[quote=Hobie][quote=zk][quote=Hobie]Bad economy helps elect a non-incumbent. That is my point.[/quote]
So you have no evidence, then? You just made a wild assumption and you’re convinced of it until convinced otherwise?[/quote]
Why don’t we hear of any flu statistics? Why is there not a side by side comparison of number of flu vs. corona stats? Just sayin'[/quote]
Just sayin’ what? That you can’t come up with any reasonable responses to what I said so you completely change the subject?
Ok.
If flu stats and covid stats were understood by the general public the way they’re understood by scientists, you wouldn’t want them to be hearing about them.
I wrote this on another thread:
When comparing Covid-19 death rate with influenza death rate, virtually everybody (including me) has been using a 0.1% death rate for the flu.

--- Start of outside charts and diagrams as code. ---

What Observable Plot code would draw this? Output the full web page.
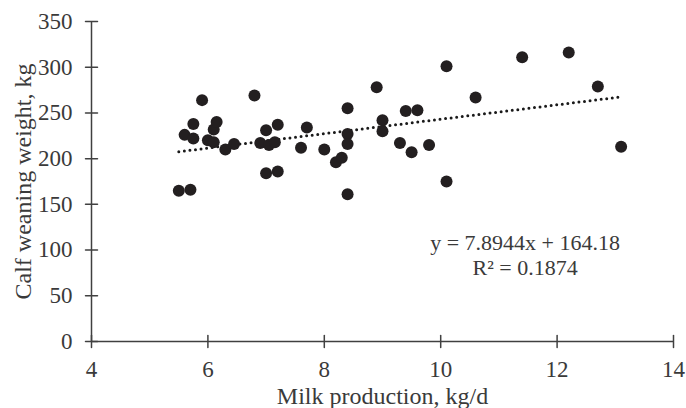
<!DOCTYPE html>
<html><head><meta charset="utf-8">
<script src="https://cdn.jsdelivr.net/npm/d3@7"></script>
<script src="https://cdn.jsdelivr.net/npm/@observablehq/plot@0.6"></script>
<style>
body{margin:0;background:#fff;}
#chart svg{overflow:visible;font-family:"Liberation Serif","Times New Roman",serif;}
</style>
</head><body><div id="chart"></div>
<script>
// Milk production (kg/d) and calf weaning weight (kg)
const milk = [5.5, 5.7, 5.6, 5.75, 5.75, 5.9, 6.0, 6.1, 6.15, 6.1, 6.3, 6.45,
  6.8, 6.9, 7.0, 7.05, 7.15, 7.2, 7.0, 7.2, 7.6, 7.7, 8.0, 8.2, 8.3,
  8.4, 8.4, 8.4, 8.4, 8.9, 9.0, 9.0, 9.3, 9.4, 9.6, 9.5, 9.8,
  10.1, 10.1, 10.6, 11.4, 12.2, 12.7, 13.1];
const weight = [165, 166, 226, 238, 222, 264, 220, 232, 240, 218, 210, 216,
  269, 217, 231, 215, 218, 237, 184, 186, 212, 234, 210, 196, 201,
  255, 227, 216, 161, 278, 242, 230, 217, 252, 253, 207, 215,
  301, 175, 267, 311, 316, 279, 213];
const xTicks = [4, 6, 8, 10, 12, 14];
const yTicks = [0, 50, 100, 150, 200, 250, 300, 350];
const slope = 7.8944, intercept = 164.18;
const eqLines = ["y = 7.8944x + 164.18", "R² = 0.1874"];
const xTitle = "Milk production, kg/d";
const yTitle = "Calf weaning weight, kg";

const data = milk.map((x, i) => ({x, y: weight[i]}));
const trend = d3.extent(milk).map(x => ({x, y: slope * x + intercept}));

const axisColor = "#404040";
const textColor = "#3a3a3a";

const chart = Plot.plot({
  width: 686,
  height: 408,
  marginLeft: 91,
  marginRight: 13,
  marginTop: 21,
  marginBottom: 67,
  style: {fontFamily: "'Liberation Serif', 'Times New Roman', serif", fontSize: "22px", color: textColor, background: "#fff"},
  x: {domain: [4, 14], ticks: xTicks},
  y: {domain: [0, 350], ticks: yTicks},
  marks: [
    Plot.ruleX([4], {stroke: axisColor, strokeWidth: 1.5}),
    Plot.ruleY([0], {stroke: axisColor, strokeWidth: 1.5}),
    Plot.vector(yTicks, {x: 4, y: d => d, length: 12, rotate: 90, anchor: "middle", stroke: axisColor, strokeWidth: 1.5, shape: {draw(c, l) { c.moveTo(0, 0); c.lineTo(0, -l); }}}),
    Plot.vector(xTicks, {x: d => d, y: 0, length: 12, rotate: 0, anchor: "middle", stroke: axisColor, strokeWidth: 1.5, shape: {draw(c, l) { c.moveTo(0, 0); c.lineTo(0, -l); }}}),
    Plot.axisX({ticks: xTicks, tickSize: 0, tickPadding: 19, fontSize: 23, fill: textColor,
      label: xTitle, labelAnchor: "center", labelArrow: "none", labelOffset: 62, labelFontSize: 24}),
    Plot.axisY({ticks: yTicks, tickSize: 0, tickPadding: 19, fontSize: 23, fill: textColor,
      label: yTitle, labelAnchor: "center", labelArrow: "none", labelOffset: 78}),
    Plot.line(trend, {x: "x", y: "y", stroke: "#1a1a1a", strokeWidth: 3, strokeDasharray: "0,5.6", strokeLinecap: "round"}),
    Plot.dot(data, {x: "x", y: "y", r: 6, fill: "#231f20", stroke: "none"}),
    Plot.text([eqLines.join("\n")], {x: 11.45, y: 95, text: d => d, fontSize: 22, fill: textColor, lineHeight: 1.15, textAnchor: "middle"})
  ]
});
// enlarge axis titles slightly to match reference
chart.querySelectorAll("[aria-label='x-axis label'] text, [aria-label='y-axis label'] text").forEach(t => t.setAttribute("font-size", "24"));
document.getElementById("chart").appendChild(chart);
</script>
</body></html>
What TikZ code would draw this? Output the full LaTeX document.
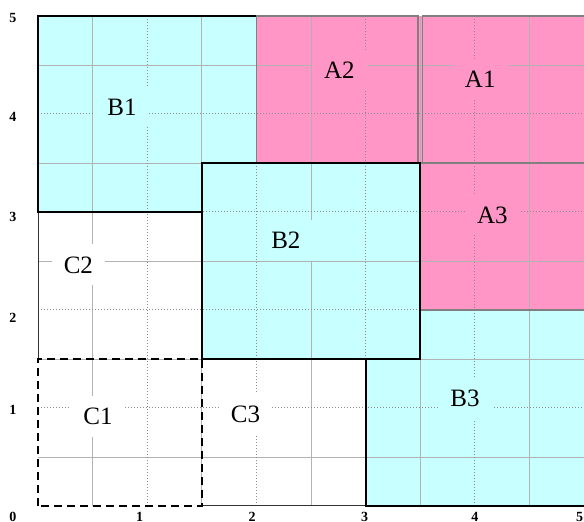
\documentclass[tikz,border=0pt]{standalone}
\usepackage{fontspec}
\setmainfont{Liberation Serif}
\usetikzlibrary{positioning}
\definecolor{regB}{HTML}{C8FFFF}
\definecolor{regA}{HTML}{FF96C6}
\tikzset{
  minorgrid/.style={draw=black!30, line width=0.4pt},
  majorgrid/.style={draw=black!45, line width=0.5pt, densely dotted},
  bedge/.style={draw=black, line width=1.1pt},
  aedge/.style={draw=black!50, line width=0.8pt},
  cedge/.style={draw=black, line width=1.1pt, dash pattern=on 4pt off 2.5pt},
  thinedge/.style={draw=black!80, line width=0.5pt},
  tag/.style={font=\fontsize{12.5}{14}\selectfont, inner sep=6pt},
  tick/.style={font=\fontsize{7}{8}\selectfont\bfseries, inner sep=0pt}
}
\begin{document}
\begin{tikzpicture}[x=54.6pt, y=49pt]
  \useasboundingbox (-0.348,-0.163) rectangle (5,5.163);
  % fills
  \fill[regB] (3,0) rectangle (5,2);
  \fill[regB] (0,3) rectangle (2,5);
  \fill[regA] (2,3.5) rectangle (5,5);
  \fill[regA] (3.5,2) rectangle (5,3.5);
  \fill[regB] (1.5,1.5) rectangle (3.5,3.5);
  % grid
  \foreach \g in {0.5,1.5,2.5,3.5,4.5} {
    \draw[minorgrid] (\g,0) -- (\g,5);
    \draw[minorgrid] (0,\g) -- (5,\g);
  }
  \foreach \g in {1,2,3,4} {
    \draw[majorgrid] (\g,0) -- (\g,5);
    \draw[majorgrid] (0,\g) -- (5,\g);
  }
  % borders
  \draw[thinedge] (0,1.5) -- (0,3);
  \draw[thinedge] (1.5,0) -- (3,0);
  \draw[bedge] (3,1.5) -- (3,0) -- (5,0);
  \draw[bedge] (1.5,3) -- (0,3) -- (0,5) -- (2,5);
  \draw[aedge] (2,3.5) rectangle (3.48,5);
  \draw[aedge] (3.52,3.5) rectangle (5.1,5);
  \draw[aedge] (3.5,2) rectangle (5.1,3.5);
  \draw[bedge] (1.5,1.5) rectangle (3.5,3.5);
  \draw[cedge] (0,0) rectangle (1.5,1.5);
  % labels
  \node[tag, fill=regB] (b1) at (0.77,4.07) {B1};
  \node[tag, fill=regA] (a2) at (2.76,4.45) {A2};
  \node[tag, fill=regA] (a1) at (4.05,4.35) {A1};
  \node[tag, fill=regA] (a3) at (4.16,2.97) {A3};
  \node[tag, fill=regB] (b2) at (2.27,2.71) {B2};
  \node[tag, fill=white] (c2) at (0.37,2.46) {C2};
  \node[tag, fill=white] (c1) at (0.55,0.91) {C1};
  \node[tag, fill=white] (c3) at (1.9,0.93) {C3};
  \node[tag, fill=regB] (b3) at (3.91,1.1) {B3};
  % axis ticks
  \node[tick] (t0) at (-0.23,-0.11) {0};
  \foreach \v/\p in {1/0.93,2/1.96,3/2.99,4/4.0,5/4.96}
    \node[tick] (tx\v) at (\p,-0.11) {\v};
  \foreach \v/\p in {1/0.98,2/1.92,3/2.95,4/3.97,5/4.98}
    \node[tick] (ty\v) at (-0.23,\p) {\v};
\end{tikzpicture}
\end{document}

0.1% is actually the case fatality rate for the flu, not the infection fatality rate for the flu.
“Case fatality rate” means deaths per confirmed case. “Infection fatality rate” means deaths per actual infection. Because we don’t test everybody for these infections, the infection fatality rate can only be estimated. Also, the case fatality rate will necessarily be higher than the infection fatality rate.
Technically, the case fatality rate for Covid-19 is some very-high number (because we test so few people) that means nothing right now. But the estimated infection fatality rate of Covid-19 seems to be around 0.5% to 0.8%. The infection fatality rate of influenza is estimated between 0.025% and 0.05%.
That makes infection with the novel coronavirus somewhere between 10 and 32 times deadlier than infection with an influenza virus.
And don’t forget, it’s also wildly more contagious than influenza.
If we compare, for instance, the number of people who died in the United States from COVID-19 in the second full week of April to the number of people who died from influenza during the worst week of the past seven flu seasons (as reported to the CDC), we find that the novel coronavirus killed between 9.5 and 44 times more people than seasonal flu. In other words, the coronavirus is not anything like the flu: It is much, much worse.
Remember, there were lock downs in place a lot of places during that time frame for covid. But not for influenza during its worst week of the last 7 years. There obviously would have been far more deaths from covid than during that week without the lock downs. So it’s possible the numbers are even worse than that.